→ Your goal
Extract word for word the lines of the listing from its start to the line holding "var red='#ff0000';", both ends kept; pictures are not part of the copy.

--- begin Collected material ---

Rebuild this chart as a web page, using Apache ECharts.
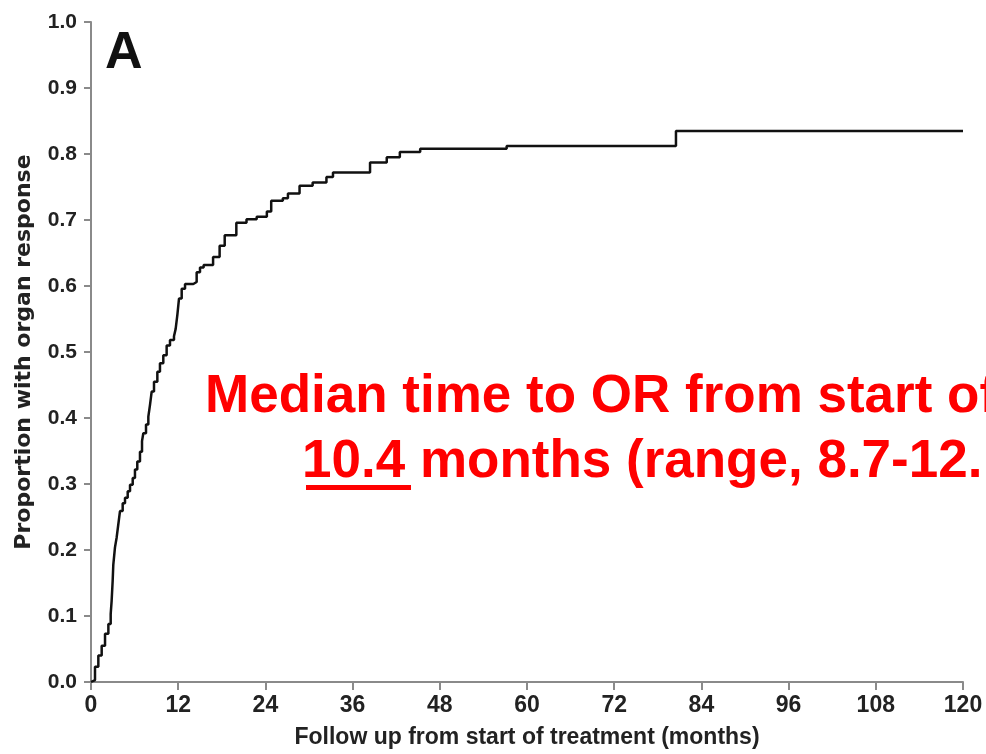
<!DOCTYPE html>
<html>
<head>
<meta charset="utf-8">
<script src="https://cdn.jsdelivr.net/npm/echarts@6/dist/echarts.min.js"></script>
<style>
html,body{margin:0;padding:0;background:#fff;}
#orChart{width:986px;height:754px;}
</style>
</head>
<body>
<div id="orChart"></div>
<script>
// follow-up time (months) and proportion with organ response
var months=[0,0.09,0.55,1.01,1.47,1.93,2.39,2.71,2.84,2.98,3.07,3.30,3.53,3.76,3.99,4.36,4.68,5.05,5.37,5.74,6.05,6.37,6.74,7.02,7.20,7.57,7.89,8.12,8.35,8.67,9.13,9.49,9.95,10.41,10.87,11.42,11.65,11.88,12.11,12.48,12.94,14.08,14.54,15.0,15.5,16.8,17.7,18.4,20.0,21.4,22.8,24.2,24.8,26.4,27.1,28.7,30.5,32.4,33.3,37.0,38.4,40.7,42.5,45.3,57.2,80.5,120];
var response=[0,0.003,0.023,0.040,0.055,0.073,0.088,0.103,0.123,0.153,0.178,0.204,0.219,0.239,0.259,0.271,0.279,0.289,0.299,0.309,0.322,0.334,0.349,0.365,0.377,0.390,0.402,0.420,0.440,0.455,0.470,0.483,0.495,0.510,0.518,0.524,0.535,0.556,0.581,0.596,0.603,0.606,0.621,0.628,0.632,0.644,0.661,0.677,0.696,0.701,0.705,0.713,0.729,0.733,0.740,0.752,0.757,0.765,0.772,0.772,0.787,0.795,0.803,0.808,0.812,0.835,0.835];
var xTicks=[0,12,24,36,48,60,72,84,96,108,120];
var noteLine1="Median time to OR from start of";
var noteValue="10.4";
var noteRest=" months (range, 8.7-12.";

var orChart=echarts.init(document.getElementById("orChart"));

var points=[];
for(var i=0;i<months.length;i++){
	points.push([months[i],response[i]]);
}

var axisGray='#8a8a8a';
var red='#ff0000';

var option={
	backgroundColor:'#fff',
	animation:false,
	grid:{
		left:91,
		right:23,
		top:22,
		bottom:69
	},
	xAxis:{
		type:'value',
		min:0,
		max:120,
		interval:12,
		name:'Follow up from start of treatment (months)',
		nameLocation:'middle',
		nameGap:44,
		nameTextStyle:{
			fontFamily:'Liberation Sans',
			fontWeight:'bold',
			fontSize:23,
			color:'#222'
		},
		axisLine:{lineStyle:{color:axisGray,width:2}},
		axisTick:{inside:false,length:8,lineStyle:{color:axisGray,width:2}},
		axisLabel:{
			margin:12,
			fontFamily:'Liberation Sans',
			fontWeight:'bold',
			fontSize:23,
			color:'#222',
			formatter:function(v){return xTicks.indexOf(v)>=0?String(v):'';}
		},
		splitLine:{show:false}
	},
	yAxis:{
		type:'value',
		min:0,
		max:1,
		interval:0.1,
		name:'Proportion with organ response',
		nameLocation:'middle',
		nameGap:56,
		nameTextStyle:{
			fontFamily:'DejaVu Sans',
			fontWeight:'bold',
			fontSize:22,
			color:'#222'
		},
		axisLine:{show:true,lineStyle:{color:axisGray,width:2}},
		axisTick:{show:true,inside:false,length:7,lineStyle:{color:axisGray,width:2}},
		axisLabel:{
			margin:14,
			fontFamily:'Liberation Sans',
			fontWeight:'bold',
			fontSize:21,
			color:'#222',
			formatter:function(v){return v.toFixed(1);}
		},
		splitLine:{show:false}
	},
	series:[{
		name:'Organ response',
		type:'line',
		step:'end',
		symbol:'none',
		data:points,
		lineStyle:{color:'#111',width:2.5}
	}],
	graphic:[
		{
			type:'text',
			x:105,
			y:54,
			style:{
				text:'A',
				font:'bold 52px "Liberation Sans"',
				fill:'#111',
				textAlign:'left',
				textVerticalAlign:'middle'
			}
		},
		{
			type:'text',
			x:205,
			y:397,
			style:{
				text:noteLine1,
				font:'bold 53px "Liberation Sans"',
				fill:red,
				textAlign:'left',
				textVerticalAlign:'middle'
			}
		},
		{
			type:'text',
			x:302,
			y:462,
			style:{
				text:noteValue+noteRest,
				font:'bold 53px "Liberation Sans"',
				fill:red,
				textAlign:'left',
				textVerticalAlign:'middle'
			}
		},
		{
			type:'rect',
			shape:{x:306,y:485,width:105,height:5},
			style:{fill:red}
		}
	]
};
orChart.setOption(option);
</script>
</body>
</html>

--- end Collected material ---

→ Task output
Rebuild this chart as a web page, using Apache ECharts.
<!DOCTYPE html>
<html>
<head>
<meta charset="utf-8">
<script src="https://cdn.jsdelivr.net/npm/echarts@6/dist/echarts.min.js"></script>
<style>
html,body{margin:0;padding:0;background:#fff;}
#orChart{width:986px;height:754px;}
</style>
</head>
<body>
<div id="orChart"></div>
<script>
// follow-up time (months) and proportion with organ response
var months=[0,0.09,0.55,1.01,1.47,1.93,2.39,2.71,2.84,2.98,3.07,3.30,3.53,3.76,3.99,4.36,4.68,5.05,5.37,5.74,6.05,6.37,6.74,7.02,7.20,7.57,7.89,8.12,8.35,8.67,9.13,9.49,9.95,10.41,10.87,11.42,11.65,11.88,12.11,12.48,12.94,14.08,14.54,15.0,15.5,16.8,17.7,18.4,20.0,21.4,22.8,24.2,24.8,26.4,27.1,28.7,30.5,32.4,33.3,37.0,38.4,40.7,42.5,45.3,57.2,80.5,120];
var response=[0,0.003,0.023,0.040,0.055,0.073,0.088,0.103,0.123,0.153,0.178,0.204,0.219,0.239,0.259,0.271,0.279,0.289,0.299,0.309,0.322,0.334,0.349,0.365,0.377,0.390,0.402,0.420,0.440,0.455,0.470,0.483,0.495,0.510,0.518,0.524,0.535,0.556,0.581,0.596,0.603,0.606,0.621,0.628,0.632,0.644,0.661,0.677,0.696,0.701,0.705,0.713,0.729,0.733,0.740,0.752,0.757,0.765,0.772,0.772,0.787,0.795,0.803,0.808,0.812,0.835,0.835];
var xTicks=[0,12,24,36,48,60,72,84,96,108,120];
var noteLine1="Median time to OR from start of";
var noteValue="10.4";
var noteRest=" months (range, 8.7-12.";

var orChart=echarts.init(document.getElementById("orChart"));

var points=[];
for(var i=0;i<months.length;i++){
	points.push([months[i],response[i]]);
}

var axisGray='#8a8a8a';
var red='#ff0000';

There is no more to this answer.